Cassandra is stumped by this challenge because she still doesn’t know what Mod means. She tags along after Ebony, holding up a gray business suit and asking earnestly, “Do you think it’s Mod?” After a long beat, Ebony says, “No.”

Ebony let’s us in on a little secret. “Cassandra? Her look? She can’t handle it.”

The girls race through the streets of Beverly Hills while the bald orange clown runs after them, bellowing from a bullhorn, “Stragglers will be penalized!” Once back to the hotel rooftop, the clown begins their evaluation. Cassandra tells him, “Jay told me to look Mod and hipster.” She is wearing a crisp blue blazer with pinstriped slacks. She looks like she is on her way to an interview for a bank job. The clown is gentle with her, he tells her to try to be more bold.

Kim struts up wearing a pair of knee-length shorts, mules, and a striped shirt with a white jacket. She looks like a drag-king Elvis in the “Jailhouse Rock” video. She proudly states that she was not told to change her style. The clown is not having it. Shorts? “I still think you could embrace a little bit more femininity.” Kim isn’t having that. “okay,” she mumbles, slouching back over to the group.

Lisa Evangelista looks fabulous in her turquoise halter mini-dress. She is the only one who seems to have understood the assignment. (Or maybe she is just the only one who could relate to her newly assigned “personal style”.) The clown loves her.

Ebony tells us that she was assigned to be “edgy sophisticated.” She is wearing a tank top, which is neither.
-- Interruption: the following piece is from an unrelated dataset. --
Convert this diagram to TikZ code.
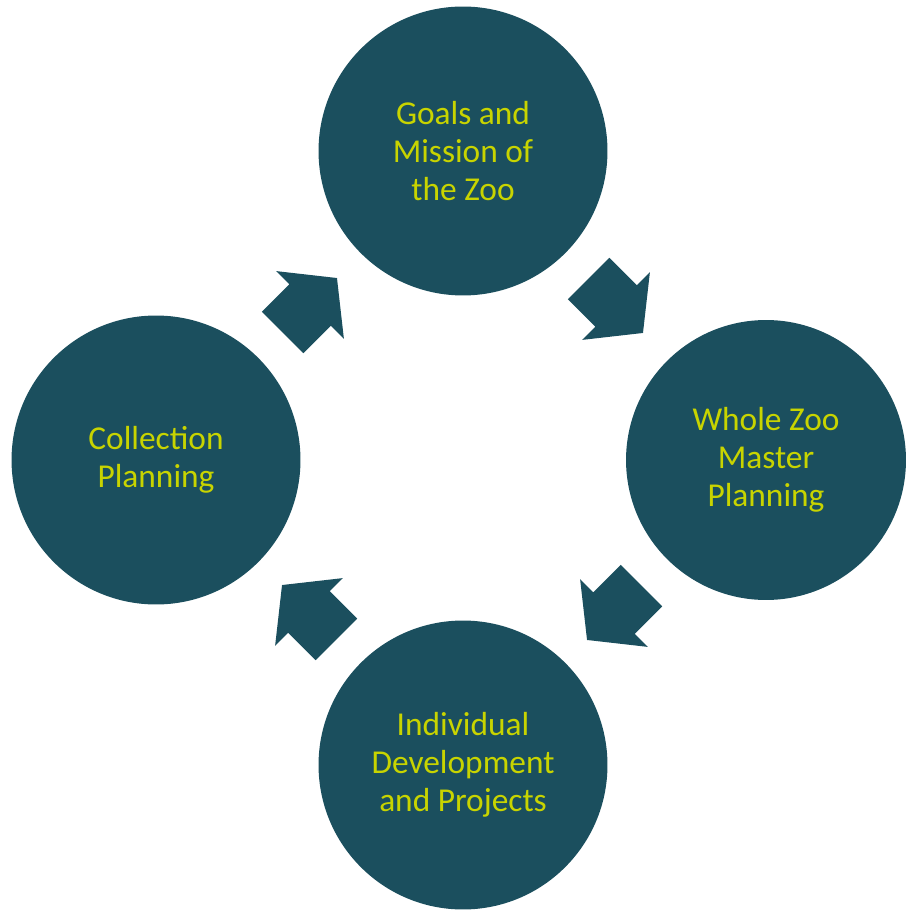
\documentclass[tikz,border=0pt]{standalone}
\usepackage{fontspec}
\setmainfont{Carlito}
\usepackage{tikz}
\usetikzlibrary{shapes.arrows,calc}
\usepackage{xcolor}
\definecolor{zooteal}{RGB}{27,79,94}
\definecolor{zoolime}{RGB}{200,212,0}

\begin{document}
\begin{tikzpicture}[x=0.02cm,y=-0.02cm,
  stage/.style={circle,fill=zooteal,text=zoolime,minimum size=5.78cm,inner sep=0pt,
    align=center,font=\fontsize{19}{21.6}\selectfont},
  flow/.style={single arrow,fill=zooteal,inner xsep=0pt,inner ysep=0.58cm,minimum height=1.54cm,
    single arrow head extend=0.37cm,single arrow tip angle=103}]
\useasboundingbox (0,0) rectangle (905,911);
\node[stage] (goals) at (463,151) {Goals and\\Mission of\\the Zoo};
\node[stage,minimum size=5.6cm] (master) at (766,460) {Whole Zoo\\Master\\Planning};
\node[stage] (projects) at (463,765) {Individual\\Development\\and Projects};
\node[stage] (collection) at (156,460) {Collection\\Planning};
\node[flow,rotate=-45] (a1) at ($(goals)!0.5!(master)+(-7,-8)$) {};
\node[flow,rotate=-135] (a2) at ($(master)!0.5!(projects)+(8,-8)$) {};
\node[flow,rotate=135] (a3) at ($(projects)!0.5!(collection)+(8,8)$) {};
\node[flow,rotate=45] (a4) at ($(collection)!0.5!(goals)+(-8,8)$) {};
\end{tikzpicture}
\end{document}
Clown: “Two words: Umm. Eww.” He hates it.

Diane is supposed to look “dressy casual.” This is hardly a personal style. It’s more like an irritating oxymoron. I think Evil Jay was being lazy with her theme because she is a plus-size model and he does not like the big girls.

The clown selects Lisa as the challenge winner. Kim thinks she was robbed, “I have better style than most of these girls…all these girls.” (She says this from within the confines of her white, Members Only-style windbreaker.)

Kim’s fiancée, Sarah rightly notices that the win has gone to Lisa’s head. Back at Chez Supermodel, Lisa starts doling out a lot of unsolicited advice about modeling. Lest you think this an altruistic act, Lisa tells us, “I want to win this knowing that these girls were trying their best. Even if it is with my help.” This is the supermodel version of, “Go ahead, you take the first swing at me. I can still kick your ass!”

The next morning, the girls go for their next challenge—a photo shoot in the country. They are invited to partner up, then discover that their partner is also their competitor in a modeling duel. Both will strike the same poses, in the same clothes, and be judged against one another.

Kim assesses her situation. “Unfortunately, I’ve chosen the prettiest girl in the entire competition. Kyle.” I think this so-called admission is all part of Kim’s “One down, eleven to go” Plan. Maybe Kim should use the “You’re a beautiful girl” line on Kyle too.